» DIRECTIONS FOR THIS TASK
Copy, from the entries below, each line in which the string "code" appears.

» TASK INPUTS
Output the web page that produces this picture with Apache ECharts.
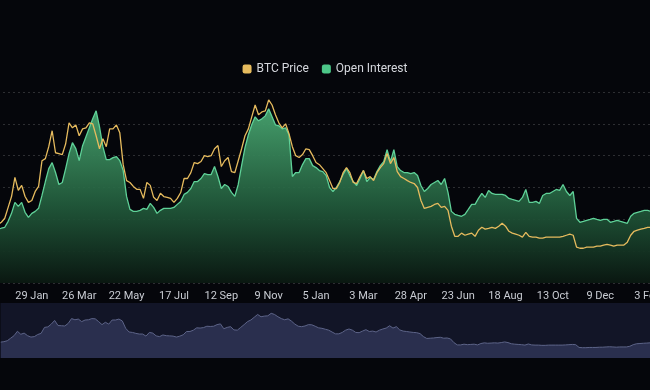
<!DOCTYPE html>
<html>
<head>
<meta charset="utf-8">
<script src="https://cdn.jsdelivr.net/npm/echarts@6/dist/echarts.min.js"></script>
<style>
html,body{margin:0;padding:0;background:#05060b;}
#chart{width:650px;height:390px;}
</style>
</head>
<body>
<div id="chart"></div>
<script>
// Tick labels shown along the x axis (every 14th sample, starting at sample 10)
const tickLabels = ['29 Jan','26 Mar','22 May','17 Jul','12 Sep','9 Nov','5 Jan','3 Mar','28 Apr','23 Jun','18 Aug','13 Oct','9 Dec','3 Feb'];
const firstTick = 10;
const tickStep = 14;

// BTC price (thousand USD), one sample every ~4 days
const priceK = [22.1,22.9,24.4,28.5,32.6,39.8,34.9,36.8,32.6,30.4,
31.1,34.5,36.4,46.1,46.9,51.4,57.4,49.1,48.8,48.4,
52.5,60.4,58.5,59.6,55.5,58.1,58.5,60.4,60.0,55.5,
50.6,54.4,51.4,58.1,58.1,59.6,56.6,44.6,38.6,37.9,
36.4,35.3,35.3,31.9,37.9,36.8,32.3,31.1,33.8,32.6,
32.3,31.9,30.4,31.9,34.1,39.4,39.4,41.6,45.4,45.0,
45.8,48.0,47.6,48.0,50.6,51.8,43.9,46.1,47.3,42.0,
41.6,46.1,50.6,55.5,58.1,62.6,67.1,63.4,64.5,64.9,
69.0,67.1,63.4,60.4,58.5,60.0,56.3,51.4,48.0,47.3,
48.4,50.6,50.3,48.0,45.4,44.6,43.1,41.6,38.6,35.6,
35.6,37.9,41.6,43.5,41.6,37.9,37.5,40.1,42.4,39.4,
40.1,38.6,41.6,43.5,45.0,48.8,45.0,47.3,42.0,40.1,
39.4,38.6,37.9,37.5,36.0,31.1,28.1,28.5,28.9,29.6,
30.0,28.5,28.9,27.4,21.4,17.6,17.6,18.8,18.0,18.4,
18.8,17.6,19.9,21.0,20.3,20.6,21.0,20.6,21.4,22.5,
21.4,19.5,18.8,18.4,18.0,17.3,19.1,17.6,17.3,17.3,
16.9,16.9,17.3,17.3,17.3,17.3,17.3,17.6,18.0,18.4,
18.0,13.5,13.1,13.1,13.5,13.5,13.5,13.9,13.9,14.3,
14.6,14.3,13.9,14.3,14.3,14.3,15.4,18.0,19.5,19.9,
20.3,20.6,21.0,21.0];

// Open interest (billion USD)
const oiB = [6.75,6.88,7.0,7.75,8.75,10.13,9.63,10.13,8.88,8.25,
8.75,9.0,9.38,11.0,12.75,14.38,15.13,13.88,12.38,12.63,
14.38,16.25,17.63,16.88,15.38,17.25,18.38,19.5,20.63,21.63,
19.63,17.13,15.5,15.5,15.75,15.88,15.38,14.13,10.88,9.25,
9.0,9.0,9.13,9.38,9.25,10.0,9.5,8.75,9.13,9.38,
9.38,9.38,9.5,9.88,10.25,11.13,11.38,11.88,12.75,12.75,
13.13,13.75,13.63,13.63,14.63,13.38,11.88,12.38,12.13,11.38,
10.88,12.38,14.75,17.0,18.63,19.88,20.88,20.38,20.63,21.0,
21.88,20.88,19.88,19.75,19.38,19.5,18.63,13.38,13.88,13.88,
14.88,15.63,15.63,14.75,14.5,14.13,14.0,13.5,12.0,11.5,
12.0,12.75,13.63,14.38,13.5,12.75,12.25,13.13,14.13,12.75,
13.25,13.0,14.0,14.75,15.25,16.75,15.25,16.75,14.63,14.13,
13.88,13.88,13.75,13.88,13.5,12.25,11.5,11.88,12.38,12.63,
12.88,12.38,13.13,11.38,9.0,8.63,8.5,8.38,8.63,9.25,
9.88,9.88,10.63,11.25,10.75,11.63,11.25,11.13,11.13,11.13,
11.0,10.63,10.5,10.38,10.25,10.75,11.75,10.13,10.13,10.25,
10.0,11.0,11.25,11.25,11.5,11.75,11.63,12.38,11.5,11.0,
11.5,8.13,7.63,7.75,7.88,8.0,8.13,8.0,7.88,8.0,
8.0,7.63,7.75,7.88,7.75,7.63,7.5,8.38,8.75,8.88,
9.0,9.13,9.13,9.0];

// category per sample; tick positions carry the tick label text
const categories = priceK.map(function (_, i) {
  const k = i - firstTick;
  return (k >= 0 && k % tickStep === 0 && tickLabels[k / tickStep]) ? tickLabels[k / tickStep] : ('s' + i);
});

const chart = echarts.init(document.getElementById('chart'), null, {renderer: 'canvas'});
const FONT = 'Roboto, "Noto Sans", sans-serif';
chart.setOption({
  backgroundColor: '#05060b',
  animation: false,
  legend: {
    top: 58,
    left: 'center',
    icon: 'roundRect',
    itemWidth: 9,
    itemHeight: 9,
    itemGap: 13,
    textStyle: {color: '#d6d8de', fontSize: 12, fontFamily: FONT},
    data: ['BTC Price', 'Open Interest']
  },
  grid: {left: -2, right: -1, top: 92, bottom: 107, containLabel: false, outerBoundsMode: 'none'},
  xAxis: {
    type: 'category',
    data: categories,
    boundaryGap: false,
    axisLine: {show: false},
    axisTick: {show: false},
    splitLine: {show: false},
    axisLabel: {
      color: '#c9ccd3',
      fontSize: 11,
      fontFamily: FONT,
      margin: 8,
      interval: function (index) {
        const k = index - firstTick;
        return k >= 0 && k % tickStep === 0;
      }
    }
  },
  yAxis: [
    {
      type: 'value', min: 0, max: 72, interval: 12,
      axisLabel: {show: false}, axisLine: {show: false}, axisTick: {show: false},
      splitLine: {show: true, lineStyle: {color: 'rgba(255,255,255,0.16)', type: [2, 3], width: 1}}
    },
    {
      type: 'value', min: 0, max: 24, interval: 4,
      axisLabel: {show: false}, axisLine: {show: false}, axisTick: {show: false},
      splitLine: {show: false}
    }
  ],
  dataZoom: [{
    type: 'slider',
    xAxisIndex: 0,
    start: 0, end: 100,
    left: -2, right: -1, top: 303, height: 55,
    backgroundColor: '#121527',
    borderColor: 'transparent',
    fillerColor: 'rgba(0,0,0,0)',
    showDetail: false,
    brushSelect: false,
    moveHandleSize: 0,
    handleSize: 0,
    handleStyle: {opacity: 0},
    moveHandleStyle: {opacity: 0},
    emphasis: {handleStyle: {opacity: 0}, moveHandleStyle: {opacity: 0}},
    dataBackground: {
      lineStyle: {color: '#5d6488', width: 1, opacity: 1},
      areaStyle: {color: '#2a2f4e', opacity: 1}
    },
    selectedDataBackground: {
      lineStyle: {color: '#5d6488', width: 1, opacity: 1},
      areaStyle: {color: '#2a2f4e', opacity: 1}
    }
  }],
  series: [
    {
      name: 'BTC Price',
      type: 'line',
      yAxisIndex: 0,
      data: priceK,
      symbol: 'none',
      z: 4,
      itemStyle: {color: '#e6bb5e'},
      lineStyle: {color: '#e6bb5e', width: 1.3}
    },
    {
      name: 'Open Interest',
      type: 'line',
      yAxisIndex: 1,
      data: oiB,
      symbol: 'none',
      z: 2,
      itemStyle: {color: '#4cc688'},
      lineStyle: {color: '#5fd198', width: 1.3},
      areaStyle: {
        opacity: 1,
        color: new echarts.graphic.LinearGradient(0, 0, 0, 1, [
          {offset: 0, color: 'rgba(72,165,112,0.95)'},
          {offset: 0.55, color: 'rgba(34,92,60,0.92)'},
          {offset: 1, color: 'rgba(10,24,17,0.95)'}
        ])
      }
    }
  ]
});
</script>
</body>
</html>
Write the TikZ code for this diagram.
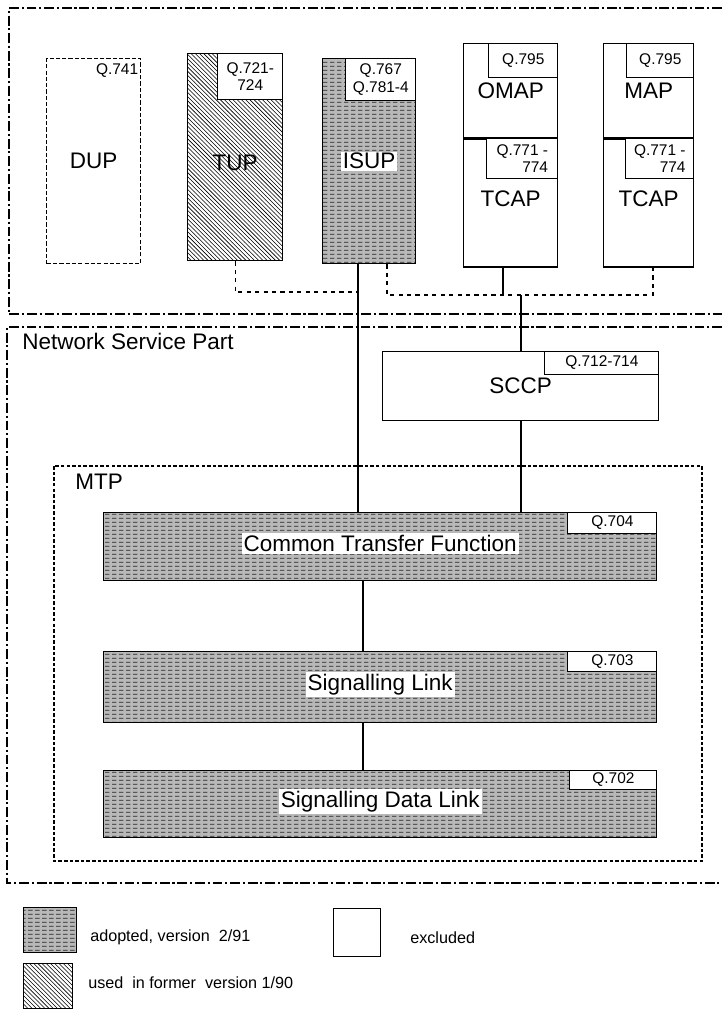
\documentclass[tikz,border=0pt]{standalone}
\usepackage{fontspec}
\setmainfont{Liberation Sans}
\usetikzlibrary{patterns, patterns.meta, positioning}

\tikzdeclarepattern{
  name=adoptlines,
  type=uncolored,
  bottom left={(0pt,0pt)},
  top right={(5pt,3pt)},
  tile size={(5pt,3pt)},
  code={
    \pgfsetlinewidth{0.75pt}
    \pgfpathmoveto{\pgfpoint{0pt}{1.5pt}}
    \pgfpathlineto{\pgfpoint{3.6pt}{1.5pt}}
    \pgfusepath{stroke}
  }
}

\begin{document}
\begin{tikzpicture}[
    x=0.025cm, y=-0.025cm,
    part/.style={draw, line width=0.9pt, inner sep=0pt, anchor=north west},
    adopted/.style={preaction={fill=black!28}, pattern=adoptlines, pattern color=black!85},
    former/.style={pattern=north west lines, pattern color=black},
    qbox/.style={draw, line width=0.7pt, fill=white, inner sep=0pt, anchor=north east, align=center, font=\fontsize{11}{12.5}\selectfont},
    big/.style={inner sep=0pt, font=\fontsize{16}{18}\selectfont},
    legtxt/.style={inner sep=0pt, anchor=west, font=\fontsize{11.5}{13}\selectfont},
    frame/.style={line width=0.8pt, dash pattern=on 7pt off 2pt on 1.5pt off 2pt},
    conn/.style={line width=0.8pt}
]
    \useasboundingbox (0,0) rectangle (722,1010);

    % user parts
    \draw[frame] (722,8) -- (9,8) -- (9,314) -- (722,314);

    \node[part, dash pattern=on 3pt off 1.5pt, minimum width=2.35cm, minimum height=5.125cm] (DUP) at (46,58) {};
    \node[big] (DUPt) at (DUP.center) {DUP};
    \node[inner sep=0pt, anchor=north east, font=\fontsize{11}{12.5}\selectfont] (DUPq) at ([xshift=-2pt, yshift=-4pt]DUP.north east) {Q.741};

    \node[part, former, minimum width=2.375cm, minimum height=5.175cm] (TUP) at (187,53) {};
    \node[big] (TUPt) at ([yshift=-4pt]TUP.center) {TUP};
    \node[qbox, minimum width=1.625cm, minimum height=1.15cm] (TUPq) at (TUP.north east) {Q.721-\\724};

    \node[part, adopted, minimum width=2.325cm, minimum height=5.125cm] (ISUP) at (322,58) {};
    \node[big, fill=white, inner sep=1pt] (ISUPt) at (ISUP.center) {ISUP};
    \node[qbox, minimum width=1.75cm, minimum height=1.05cm] (ISUPq) at (ISUP.north east) {Q.767\\Q.781-4};

    \node[part, minimum width=2.35cm, minimum height=2.35cm] (OMAP) at (463,43) {};
    \node[part, anchor=north, minimum width=2.35cm, minimum height=3.2cm, below=0pt of OMAP] (TCAPa) {};
    \node[big] (OMAPt) at (OMAP.center) {OMAP};
    \node[big] (TCAPat) at ([yshift=3pt]TCAPa.center) {TCAP};
    \node[qbox, minimum width=1.725cm, minimum height=0.85cm] (OMAPq) at (OMAP.north east) {Q.795};
    \node[qbox, align=right, minimum width=1.775cm, minimum height=1.0cm] (TCAPaq) at (TCAPa.north east) {Q.771 -\\774};

    \node[part, minimum width=2.25cm, minimum height=2.35cm] (MAP) at (603,43) {};
    \node[part, anchor=north, minimum width=2.25cm, minimum height=3.2cm, below=0pt of MAP] (TCAPb) {};
    \node[big] (MAPt) at (MAP.center) {MAP};
    \node[big] (TCAPbt) at ([yshift=3pt]TCAPb.center) {TCAP};
    \node[qbox, minimum width=1.675cm, minimum height=0.85cm] (MAPq) at (MAP.north east) {Q.795};
    \node[qbox, align=right, minimum width=1.7cm, minimum height=1.0cm] (TCAPbq) at (TCAPb.north east) {Q.771 -\\774};

    % network service part
    \draw[frame] (722,327) -- (7,327) -- (7,883) -- (722,883);
    \node[big, anchor=west] (NSPt) at (22,341) {Network Service Part};

    \node[part, minimum width=6.9cm, minimum height=1.725cm] (SCCP) at (382,351) {};
    \node[big] (SCCPt) at (SCCP.center) {SCCP};
    \node[qbox, minimum width=2.85cm, minimum height=0.575cm] (SCCPq) at (SCCP.north east) {Q.712-714};

    \draw[line width=0.8pt, dash pattern=on 2.5pt off 1.5pt] (54,466) rectangle (702,861);
    \node[big, anchor=west] (MTPt) at (75,482) {MTP};

    \node[part, adopted, minimum width=13.825cm, minimum height=1.7cm] (CTF) at (103,512) {};
    \node[big, fill=white, inner sep=1.5pt] (CTFt) at ([yshift=2pt]CTF.center) {Common Transfer Function};
    \node[qbox, minimum width=2.225cm, minimum height=0.525cm] (CTFq) at (CTF.north east) {Q.704};

    \node[part, adopted, minimum width=13.825cm, minimum height=1.775cm] (SL) at (103,651) {};
    \node[big, fill=white, inner sep=1.5pt] (SLt) at ([yshift=2pt]SL.center) {Signalling Link};
    \node[qbox, minimum width=2.225cm, minimum height=0.5cm] (SLq) at (SL.north east) {Q.703};

    \node[part, adopted, minimum width=13.825cm, minimum height=1.675cm] (SDL) at (103,770) {};
    \node[big, fill=white, inner sep=1.5pt] (SDLt) at ([yshift=2pt]SDL.center) {Signalling Data Link};
    \node[qbox, minimum width=2.175cm, minimum height=0.475cm] (SDLq) at (SDL.north east) {Q.702};

    % connections
    \coordinate (jT) at (358,292);
    \coordinate (busL) at (387,295);
    \coordinate (busO) at (503,295);
    \coordinate (busS) at (521,295);
    \coordinate (busR) at (653,295);
    \coordinate (mline) at (363,0);

    \draw[conn, dashed] (TUP.south) |- (jT);
    \draw[conn] (ISUP.south -| jT) -- (CTF.north -| jT);
    \draw[conn, dashed] (ISUP.south -| busL) -- (busL) -- (busR) -- (TCAPb.south -| busR);
    \draw[conn] (TCAPa.south -| busO) -- (busO);
    \draw[conn] (busS) -- (SCCP.north -| busS);
    \draw[conn] (SCCP.south -| busS) -- (CTF.north -| busS);
    \draw[conn] (CTF.south -| mline) -- (SL.north -| mline);
    \draw[conn] (SL.south -| mline) -- (SDL.north -| mline);

    % legend
    \node[part, adopted, minimum width=1.325cm, minimum height=1.125cm] (LA) at (23,907) {};
    \node[legtxt] (LAt) at (90,937) {adopted, version\ \ 2/91};
    \node[part, minimum width=1.175cm, minimum height=1.2cm] (LE) at (333,908) {};
    \node[legtxt] (LEt) at (410,938) {excluded};
    \node[part, former, minimum width=1.225cm, minimum height=1.125cm] (LF) at (23,963) {};
    \node[legtxt] (LFt) at (88,983) {used\ \ in former\ \ version 1/90};
\end{tikzpicture}
\end{document}
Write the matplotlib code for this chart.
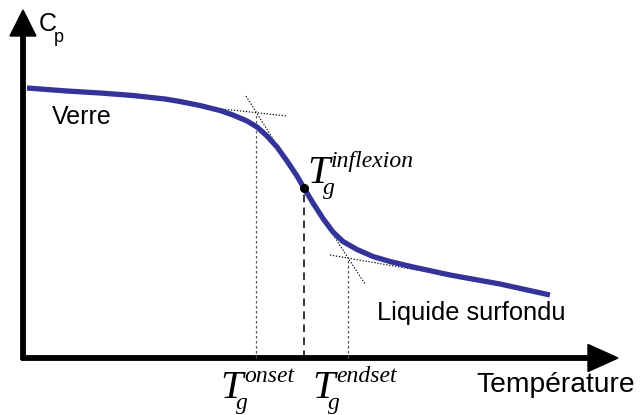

» SOLUTION TO THIS TASK
Write the TikZ code for this diagram.
  code={
Write the matplotlib code for this chart.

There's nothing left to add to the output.